Esto no es un ensayo, es un parche. Y uno que llega tarde. Durante décadas se nos vendió la nube como algo inmaterial, como si los servicios digitales fueran “limpios” y “verdes” por defecto. Pero detrás de cada búsqueda, cada vídeo, cada entrenamiento de modelo LLM, hay centros de datos gigantescos funcionando a toda máquina, devorando energía y generando calor. Lo nuevo es que ahora esos centros no son solo para búsquedas o vídeos: ahora entrenan y ejecutan modelos de IA que consumen miles de veces más energía. Y lo hacen de forma constante, intensiva y sin descanso.
Google lo presenta como un avance: acuerdos con compañías eléctricas para «responder a la demanda» (lo que en la práctica significa reducir su consumo cuando no hay suficiente energía para todos). Pero esto no es innovación, es gestión del colapso. Estamos en una economía digital que ya no cabe en el sistema eléctrico que la sostiene. Una economía donde las grandes tecnológicas ocupan tanto espacio en la red que tienen que negociar con el operador cuándo pueden enchufar sus juguetes.
El cinismo está en que Google sigue promocionando su objetivo de usar energía 100% libre de carbono 24/7. Una narrativa de sostenibilidad que no menciona que, para alimentar su maquinaria de IA, está generando picos de demanda imposibles de cubrir con renovables. Y mientras el ciudadano corriente ve cómo se encarece su factura por un sistema saturado, las tecnológicas se blindan con acuerdos preferentes, consiguen acceso prioritario y desplazan la escasez hacia los márgenes.

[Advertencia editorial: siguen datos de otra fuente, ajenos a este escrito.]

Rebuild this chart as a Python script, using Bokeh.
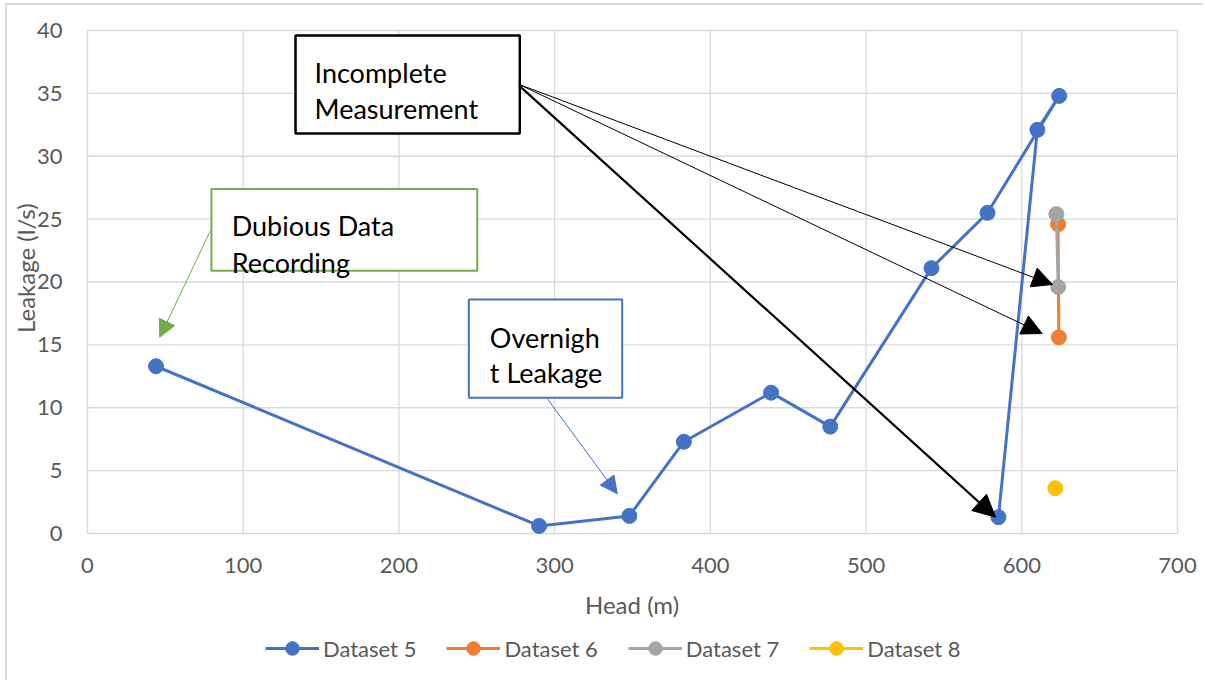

Además, ¿quién decide qué parte de la IA se apaga? Google asegura que solo reducirá las tareas “no críticas”, como el procesamiento de vídeos o cargas de machine learning que pueden esperar. Pero todos sabemos cómo funciona esto: lo que no da dinero se pausa. Lo que genera ingresos sigue enchufado. Este modelo no prioriza la sostenibilidad, prioriza la rentabilidad. Y cuando el sistema no aguanta más, se apaga lo menos rentable, no lo más prescindible.
Lo que está ocurriendo es simple y devastador: hemos creado infraestructuras digitales tan grandes y dependientes de la energía, que ya no sabemos cómo alimentarlas sin comprometer todo lo demás. La IA es solo el último monstruo de esta cadena. Y Google, lejos de replantear su papel en esta crisis, solo quiere seguir creciendo, aunque eso signifique reconocer —muy suavemente— que tendrá que parar de vez en cuando.
Pero el problema no se soluciona con pausas estratégicas. Se soluciona cuestionando el modelo: ¿realmente necesitamos esta expansión infinita de servicios basados en IA? ¿Qué necesidades estamos satisfaciendo? ¿Cuántos recursos reales estamos sacrificando para sostener esta fantasía digital?
Que Google tenga que empezar a desconectar su IA en momentos clave no es una anécdota: es una señal de alarma. Y si no la escuchamos, pronto no será solo la IA la que haya que apagar.